Friday, February 5, 2010


Here is the one I got from Roger. A very nice example in a "greenish" coloration, but not near as green as Richard's. His looks to be really green, a super color in this bottle! Photo taken with an amber Teakettle. I think that Roger told me he obtained this one from Alaska, or was it Hawaii?

Tuesday, February 2, 2010


Here is an email I received from Kentucky Gem.   Posting it with his comments:

Check out the C. W. Staurts, McKennas, Untied We Stand and SHM on the barrel ends.

I suspect that the attached photo of a sign may account for some of the eastern production. Note; S.F. & New York. Also, notice the second barrel on the left from center at top. Mckenna's...

Smooth base for western distribution, C&I for eastern, and since they had the bottles, for western distribution when the S.F. glassworks couldn't keep up, or when the east coast venture fizzled.

Here is the picture.

Monday, February 1, 2010


Here are some picts. of a "C&I" McKennas and the more familiar western base McKennas.   Note the differences in lettering style or font,  C&I is a more slender bottle,  top is a bit different on the C&I.

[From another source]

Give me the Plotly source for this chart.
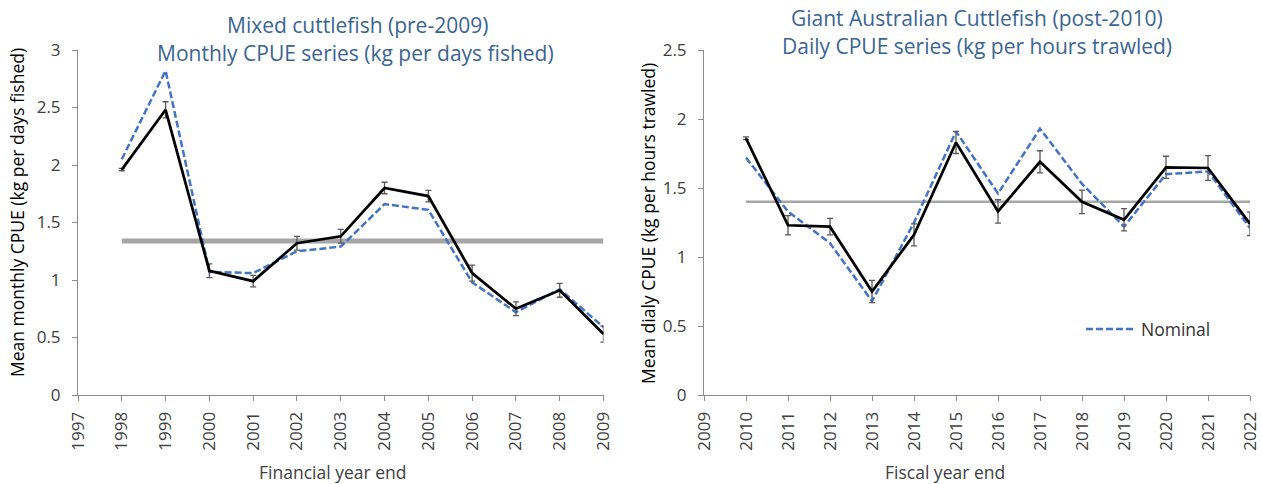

I have had a couple of light yellow amber "traditional" ones over the years and one that was quite "greenish".  I think it is still hanging out with Dennis R.   I keep selling them off to pay for other bottles,  then I find I really can't live without one.  The C&I examples tend to be medium amber to darker amber.  Haven't seen a real yellow or green C&I McKennas in my travels.   Another strange thing,  the C&I  S.H.M.s,  that I have seen, are all a beautiful light yellow amber.   That is a whole new set of questions.... the S.H.M. 

Again,  more questions than answers about the two different McKennas.   These two bottles appear to be in service roughly the same time period.  I believe the C&I possibly started just a bit later (late '70's)   than the Western base.  ??
Why the different molds?
Size reduction?  The C&I bottle is an ounce or two smaller.  Don't think that is it..  The non C&I is a transitional bottle, glob and toolie, used well into the '80s.  Well past the start of the C&I's.